But what if you aren't using a coin cell, and you don't want to waste energy in a resistor, or you need better current (brightness) regulation than a simple resistor can provide? What you need is a current source. Most of our energy sources (batteries, wall warts) are voltage sources: they try to provide a constant voltage, and the current will be whatever is necessary to achieve that goal. A current source tries to provide a constant current, and the voltage will be whatever is necessary.

One way to convert a voltage source into a current source efficiently is with a switched-mode DC-DC converter, like this:

enter image description here

There are some details of this circuit that are a bit different because I drew it for a different question, but it still applies. D1 need not be an IR LED; any LED will work. Although the 555 datasheet says it requires a minimum of 4.4V, it does work on 3V. You can use anything up to the 555's maximum of 18V and the circuit will still work. This isn't a sophisticated or ideal solution, but it does demonstrate the idea simply with components you probably have on hand.

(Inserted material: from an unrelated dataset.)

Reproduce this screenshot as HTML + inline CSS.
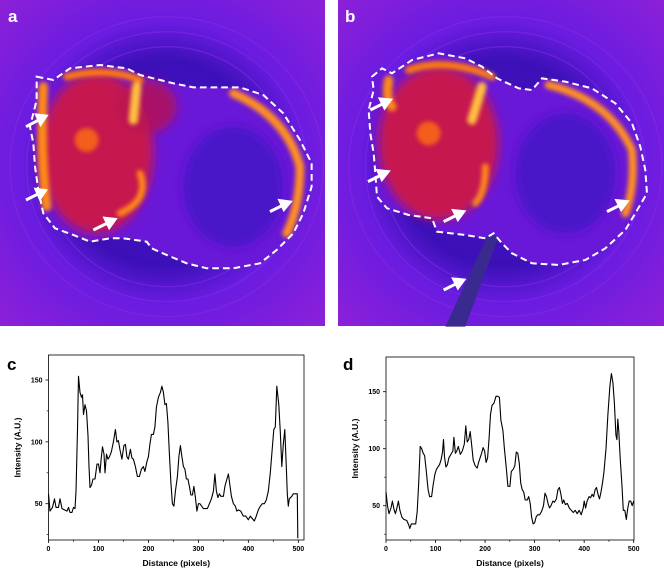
<!DOCTYPE html>
<html><head><meta charset="utf-8"><style>
body{margin:0;background:#fff;width:664px;height:572px;overflow:hidden;font-family:"Liberation Sans",sans-serif}
svg{position:absolute;left:0;top:0}
</style></head><body>
<svg id="s" width="664" height="572" xmlns="http://www.w3.org/2000/svg">
<defs>
<filter id="bl" x="-20%" y="-20%" width="140%" height="140%"><feGaussianBlur stdDeviation="14"/></filter>
<filter id="bl2" x="-20%" y="-20%" width="140%" height="140%"><feGaussianBlur stdDeviation="6"/></filter>
<radialGradient id="bg" cx="50%" cy="50%" r="70%"><stop offset="0" stop-color="#4a12c0"/><stop offset="0.45" stop-color="#3c10b8"/><stop offset="0.62" stop-color="#6a1ce0"/><stop offset="1" stop-color="#8c20d8"/></radialGradient>
</defs>
<g>
<rect x="0" y="0" width="325" height="326" fill="url(#bg)"/>
<g transform="scale(0.3333)">
<g fill="none" stroke="#8a2ae6" stroke-width="4" opacity="0.5">
<ellipse cx="500" cy="500" rx="470" ry="450"/><ellipse cx="500" cy="500" rx="420" ry="405"/><ellipse cx="500" cy="500" rx="370" ry="360"/>
</g>
<path d="M110,230 L160,240 210,205 300,195 380,205 420,225 520,250 580,262 660,262 720,262 790,285 850,340 900,420 935,490 935,560 910,640 880,700 830,750 780,790 700,805 620,805 560,790 500,765 455,745 440,725 370,715 330,715 270,725 220,705 165,685 130,640 115,570 105,500 100,430 90,380 110,300Z" fill="#6a18d8"/>
<g filter="url(#bl)"><ellipse cx="290" cy="460" rx="170" ry="240" fill="#d01840" opacity="0.9"/><ellipse cx="440" cy="320" rx="90" ry="80" fill="#b81450" opacity="0.8"/><ellipse cx="700" cy="560" rx="150" ry="180" fill="#4a14c8"/></g>
<g filter="url(#bl2)" fill="none" stroke-linecap="round">
<path d="M130,260 Q120,450 140,620" stroke="#ff8a18" stroke-width="28"/>
<path d="M200,230 Q320,200 420,240" stroke="#ff7a10" stroke-width="22"/>
<path d="M700,280 Q860,350 900,500 Q900,620 860,700" stroke="#ff9020" stroke-width="26"/>
<path d="M410,260 L400,360" stroke="#ffc040" stroke-width="28"/>
<path d="M420,520 Q450,600 360,640" stroke="#ff8a18" stroke-width="20"/>
<circle cx="260" cy="420" r="36" fill="#ff7010" opacity="0.8"/>
</g>
<path d="M110,230 L160,240 210,205 300,195 380,205 420,225 520,250 580,262 660,262 720,262 790,285 850,340 900,420 935,490 935,560 910,640 880,700 830,750 780,790 700,805 620,805 560,790 500,765 455,745 440,725 370,715 330,715 270,725 220,705 165,685 130,640 115,570 105,500 100,430 90,380 110,300Z" fill="none" stroke="#fff" stroke-width="6" stroke-dasharray="20 12"/>
<g stroke="#fff" stroke-width="9" fill="#fff">
<line x1="78" y1="380" x2="120" y2="358"/><polygon points="138,348 110,345 122,372"/>
<line x1="78" y1="600" x2="118" y2="580"/><polygon points="136,572 108,568 120,595"/>
<line x1="280" y1="690" x2="325" y2="668"/><polygon points="345,658 315,655 328,682"/>
<line x1="810" y1="635" x2="850" y2="615"/><polygon points="870,606 840,602 852,628"/>
</g>
</g>
<text x="8" y="22" font-size="17" font-weight="bold" fill="#fff">a</text>
</g>
<g>
<rect x="338" y="0" width="326" height="326" fill="url(#bg)"/>
<g transform="translate(332,0) scale(0.3333)">
<g fill="none" stroke="#8a2ae6" stroke-width="4" opacity="0.5">
<ellipse cx="520" cy="500" rx="470" ry="450"/><ellipse cx="520" cy="500" rx="420" ry="405"/><ellipse cx="520" cy="500" rx="370" ry="360"/>
</g>
<polygon points="470,700 500,710 400,980 340,980" fill="#3a2a90"/>
<path d="M120,230 L150,205 180,220 240,180 320,160 400,175 450,200 495,235 560,265 600,270 630,235 700,245 780,265 850,310 900,370 925,440 940,510 945,580 910,640 880,690 820,745 760,780 680,795 600,790 540,760 510,730 485,700 460,715 400,705 315,695 300,655 230,645 165,625 135,590 130,520 125,460 115,400 110,330 125,270Z" fill="#6a18d8"/>
<g filter="url(#bl)"><ellipse cx="320" cy="430" rx="180" ry="230" fill="#d01840" opacity="0.9"/><ellipse cx="700" cy="520" rx="150" ry="180" fill="#4a14c8"/></g>
<g filter="url(#bl2)" fill="none" stroke-linecap="round">
<path d="M170,240 Q160,300 180,320" stroke="#ff8a18" stroke-width="28"/>
<path d="M230,210 Q340,170 480,230" stroke="#ff7a10" stroke-width="22"/>
<path d="M650,255 Q830,300 900,450 Q910,560 880,640" stroke="#ff9020" stroke-width="24"/>
<path d="M450,260 L420,360" stroke="#ffc040" stroke-width="28"/>
<path d="M460,500 Q460,580 430,610" stroke="#ff8a18" stroke-width="20"/>
<circle cx="290" cy="400" r="36" fill="#ff7010" opacity="0.8"/>
</g>
<path d="M120,230 L150,205 180,220 240,180 320,160 400,175 450,200 495,235 560,265 600,270 630,235 700,245 780,265 850,310 900,370 925,440 940,510 945,580 910,640 880,690 820,745 760,780 680,795 600,790 540,760 510,730 485,700 460,715 400,705 315,695 300,655 230,645 165,625 135,590 130,520 125,460 115,400 110,330 125,270Z" fill="none" stroke="#fff" stroke-width="6" stroke-dasharray="20 12"/>
<g stroke="#fff" stroke-width="9" fill="#fff">
<line x1="115" y1="330" x2="155" y2="310"/><polygon points="175,300 145,297 158,323"/>
<line x1="108" y1="545" x2="148" y2="525"/><polygon points="168,515 138,512 150,538"/>
<line x1="335" y1="665" x2="375" y2="645"/><polygon points="395,635 365,632 378,658"/>
<line x1="825" y1="635" x2="865" y2="615"/><polygon points="885,605 855,602 868,628"/>
<line x1="335" y1="870" x2="375" y2="850"/><polygon points="395,840 365,837 378,863"/>
</g>
</g>
<text x="345" y="22" font-size="17" font-weight="bold" fill="#fff">b</text>
</g>
<g id="cc"></g>
<g id="cd"></g>
</svg>
<script>
const cDist=[0,3,8,12,15,20,23,27,32,37,40,43,47,50,53,55,58,60,63,66,68,70,73,76,79,81,83,86,89,93,97,100,103,105,108,111,113,116,119,122,126,130,134,137,140,143,147,151,154,157,160,164,167,170,174,178,182,186,190,193,197,200,203,206,210,213,216,220,224,227,230,233,236,239,242,245,248,251,254,258,261,264,267,270,273,276,279,282,285,288,291,294,297,300,303,310,318,322,326,330,333,336,339,342,345,350,353,357,360,363,366,370,374,377,380,385,390,395,400,404,408,412,416,420,424,428,432,436,440,444,448,451,454,457,461,464,467,470,473,476,478,480,482,487,490,494,498,499];
const cVal=[58,44,47,54,47,47,54,46,45,44,47,43,43,47,46,60,110,153,140,136,138,122,130,125,105,80,63,65,70,70,82,82,75,85,96,90,75,90,86,88,92,100,110,100,101,94,86,97,98,88,86,94,87,86,80,72,72,78,80,76,84,88,98,106,106,112,128,136,140,145,140,130,131,116,90,67,50,48,60,72,88,97,88,80,78,70,70,64,57,57,64,55,44,50,50,46,46,50,54,60,74,60,55,58,56,56,64,70,74,65,56,50,48,44,45,44,40,40,37,40,38,36,40,45,48,50,50,53,60,75,95,110,112,145,130,108,80,98,110,80,58,48,54,56,58,58,58,22];
const dDist=[0,3,6,10,13,16,19,22,25,28,32,36,42,46,48,51,56,60,63,66,69,72,75,78,81,85,88,92,95,99,102,105,108,111,114,116,118,121,124,127,131,135,137,140,143,146,150,154,158,161,164,167,170,173,176,180,184,187,190,193,196,199,202,205,208,211,214,218,222,226,229,232,236,239,243,246,250,253,257,260,263,266,269,272,275,278,281,285,288,291,294,297,300,303,306,310,314,318,321,324,327,330,333,337,340,344,347,350,353,356,359,362,366,370,374,378,382,386,390,394,398,400,403,406,410,413,416,419,422,425,428,431,434,437,440,444,448,452,455,458,461,464,466,468,470,473,476,479,482,485,488,491,494,497,500];
const dVal=[62,50,43,48,54,47,43,48,54,46,40,38,37,33,30,34,34,34,45,70,102,100,96,94,82,64,58,58,68,78,82,84,86,90,97,108,93,84,86,92,95,98,110,96,98,102,95,98,104,120,106,108,115,103,90,85,83,88,92,96,101,98,88,92,108,130,138,140,146,146,145,125,116,100,82,67,67,80,82,85,97,96,87,70,64,62,55,55,58,52,40,34,35,40,42,42,45,50,61,58,52,48,50,54,53,56,64,66,60,52,55,51,52,48,46,44,46,43,46,42,48,54,48,54,58,57,60,58,64,66,60,56,62,70,80,100,130,155,166,158,140,112,108,126,115,90,70,46,46,38,48,54,54,50,54];
const xTicks=[0,100,200,300,400,500];
const cYTicks=[50,100,150];
const dYTicks=[50,100,150];
const NS="http://www.w3.org/2000/svg";
function mk(p,t,a){const e=document.createElementNS(NS,t);for(const k in a)e.setAttribute(k,a[k]);p.appendChild(e);return e;}
function chart(gid,letter,box,xr,yr,dist,val,yt){
  const g=document.getElementById(gid);
  const X=v=>box.x0+(v-xr[0])/(xr[1]-xr[0])*(box.x1-box.x0);
  const Y=v=>box.y1-(v-yr[0])/(yr[1]-yr[0])*(box.y1-box.y0);
  const fr=mk(g,'rect',{x:box.x0,y:box.y0,width:box.x1-box.x0,height:box.y1-box.y0,fill:'none',stroke:'#000','stroke-width':0.8});
  
  
  xTicks.forEach(t=>{mk(g,'line',{x1:X(t),x2:X(t),y1:box.y1,y2:box.y1+3,stroke:'#000','stroke-width':0.8});
    const tx=mk(g,'text',{x:X(t),y:box.y1+11,'font-size':7,'font-weight':'bold','text-anchor':'middle'});tx.textContent=t;
    
    
    if(t<500)mk(g,'line',{x1:X(t+50),x2:X(t+50),y1:box.y1,y2:box.y1+1.8,stroke:'#000','stroke-width':0.7});});
  yt.forEach(t=>{mk(g,'line',{x1:box.x0-3,x2:box.x0,y1:Y(t),y2:Y(t),stroke:'#000','stroke-width':0.8});
    mk(g,'line',{x1:box.x0-1.8,x2:box.x0,y1:Y(t-25),y2:Y(t-25),stroke:'#000','stroke-width':0.7});
    const tx=mk(g,'text',{x:box.x0-6,y:Y(t)+2.5,'font-size':7,'font-weight':'bold','text-anchor':'end'});tx.textContent=t;
    
    });
  let d='';dist.forEach((v,i)=>{d+=(i?'L':'M')+X(v).toFixed(1)+','+Y(val[i]).toFixed(1);});
  const ln=mk(g,'path',{d:d,fill:'none',stroke:'#000','stroke-width':1.1,'stroke-linejoin':'round'});
  
  
  const xl=mk(g,'text',{x:(box.x0+box.x1)/2,y:box.y1+26,'font-size':8.5,'font-weight':'bold','text-anchor':'middle'});xl.textContent='Distance (pixels)';
  
  
  const yc=(box.y0+box.y1)/2;
  const yl=mk(g,'text',{x:box.x0-28,y:yc,'font-size':8.5,'font-weight':'bold','text-anchor':'middle',transform:`rotate(-90 ${box.x0-28} ${yc})`});yl.textContent='Intensity (A.U.)';
  
  
  const pl=mk(g,'text',{x:box.lx,y:box.ly,'font-size':17,'font-weight':'bold'});pl.textContent=letter;
  
  
}
chart('cc','c',{x0:48.5,x1:304,y0:355,y1:540,lx:7,ly:370},[0,500*(304-48.5)/(298.3-48.5)],[50-(540-503.7)/1.237,50+(540-355-36.3)/1.237],cDist,cVal,cYTicks);
chart('cd','d',{x0:386,x1:634,y0:357,y1:540,lx:343,ly:370},[0,500*(634-386)/(633.7-386)],[50-(540-505.7)/1.14,50+(540-357-34.3)/1.14],dDist,dVal,dYTicks);
</script>
</body></html>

A more sophisticated implementation will use a better timer than the 555, like a microcontroller, or one of the many ICs designed for precisely this application. It will probably operate at a higher frequency to allow for a smaller inductor and higher efficiency. It will also have some feedback path to adjust the duty cycle to maintain the desired current. It may do this with a hall-effect sensor, or by replacing T1 with a MOSFET and measuring the voltage drop over that, or by putting a low-value resistor in the path and measuring that voltage. With such a feedback mechanism in place, your LED will maintain precisely the same brightness over a wide range of input voltages.

Design of these things is a topic in itself, but here's a brief explanation of how it works. The 555 generates a square wave somewhere around 20 kHz. Adjusting R1 will change the duty cycle of this square wave, and thus the brightness of the LED.

When the output of the 555 is low, T1 is turned on, and L1 sees almost the full battery voltage. This causes a current to flow in L1, slowly at first, then more quickly.

When the 555 goes high, T1 turns off. Now the top side of L1 is not connected to the battery. The current must continue to flow at the rate it was just flowing (this is what inductors do), so that top leg of L1 will become whatever negative voltage is required to light D1 at whatever the current in L1 was when T1 switched off.

As T1 remains off, the energy stored in L1 will be converted into light and heat by D1, and the current in L1 and D1 will decrease.

At some point, T1 gets turned on again, and this repeats.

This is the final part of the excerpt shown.